■ **STORED DATA**
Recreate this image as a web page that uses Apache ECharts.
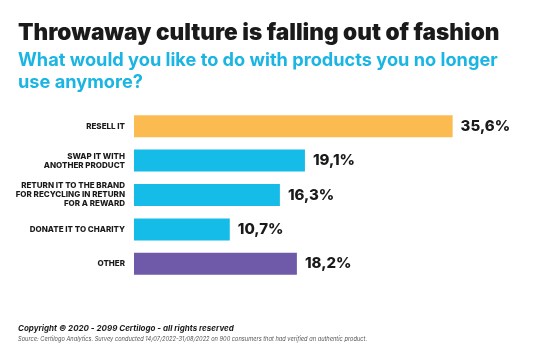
<!DOCTYPE html>
<html><head><meta charset="utf-8">
<script src="https://cdn.jsdelivr.net/npm/echarts@6/dist/echarts.min.js"></script>
<style>html,body{margin:0;padding:0;background:#fff}#c{width:533px;height:356px}</style>
</head><body><div id="c"></div>
<script>
const categories = ["RESELL IT", "SWAP IT WITH\nANOTHER PRODUCT", "RETURN IT TO THE BRAND\nFOR RECYCLING IN RETURN\nFOR A REWARD", "DONATE IT TO CHARITY", "OTHER"];
const values = [35.6, 19.1, 16.3, 10.7, 18.2];
const barColors = ["#fcbb50", "#15bce8", "#15bce8", "#15bce8", "#6e5aa9"];
const titleText = "Throwaway culture is falling out of fashion";
const subtitleText = "What would you like to do with products you no longer\nuse anymore?";
const copyrightText = "Copyright © 2020 - 2099 Certilogo - all rights reserved";
const sourceText = "Source: Certilogo Analytics. Survey conducted 14/07/2022-31/08/2022 on 900 consumers that had verified an authentic product.";

const chart = echarts.init(document.getElementById('c'), null, {renderer: 'canvas'});
const F = 'Inter, "Noto Sans", sans-serif';
chart.setOption({
  animation: false,
  backgroundColor: '#fff',
  title: [
    {text: titleText, left: 13, top: 17, padding: 5, textStyle: {fontFamily: F, fontWeight: 900, fontSize: 22.6, color: '#1a1a1a'}},
    {text: subtitleText, left: 13, top: 44, padding: 5, textStyle: {fontFamily: F, fontWeight: 700, fontSize: 18.2, lineHeight: 22.5, color: '#1ab5e3'}},
    {text: copyrightText, left: 13, top: 320, padding: 5, textStyle: {fontFamily: F, fontWeight: 700, fontStyle: 'italic', fontSize: 8, color: '#1a1a1a'}},
    {text: sourceText, left: 13, top: 331, padding: 5, textStyle: {fontFamily: F, fontWeight: 400, fontStyle: 'italic', fontSize: 5.7, color: '#555'}}
  ],
  grid: {left: 134, right: 41, top: 109, bottom: 75, containLabel: false},
  xAxis: {type: 'value', min: 0, max: 40, show: false},
  yAxis: {
    type: 'category', data: categories, inverse: true,
    axisLine: {show: false}, axisTick: {show: false}, splitLine: {show: false},
    axisLabel: {margin: 9, fontFamily: F, fontWeight: 800, fontSize: 8, lineHeight: 9, color: '#1a1a1a', align: 'right'}
  },
  series: [{
    type: 'bar', barWidth: 22,
    data: values.map((v, i) => ({value: v, itemStyle: {color: barColors[i]}})),
    label: {show: true, position: 'right', distance: 8, fontFamily: F, fontWeight: 800, fontSize: 15, color: '#1a1a1a',
      formatter: p => p.value.toFixed(1).replace('.', ',') + '%'}
  }]
});
</script></body></html>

■ **WHAT THIS TASK INVOLVES**
Return every line above in which the string "that" occurs.

■ **EXERCISE RESULT**
Recreate this image as a web page that uses Apache ECharts.
const sourceText = "Source: Certilogo Analytics. Survey conducted 14/07/2022-31/08/2022 on 900 consumers that had verified an authentic product.";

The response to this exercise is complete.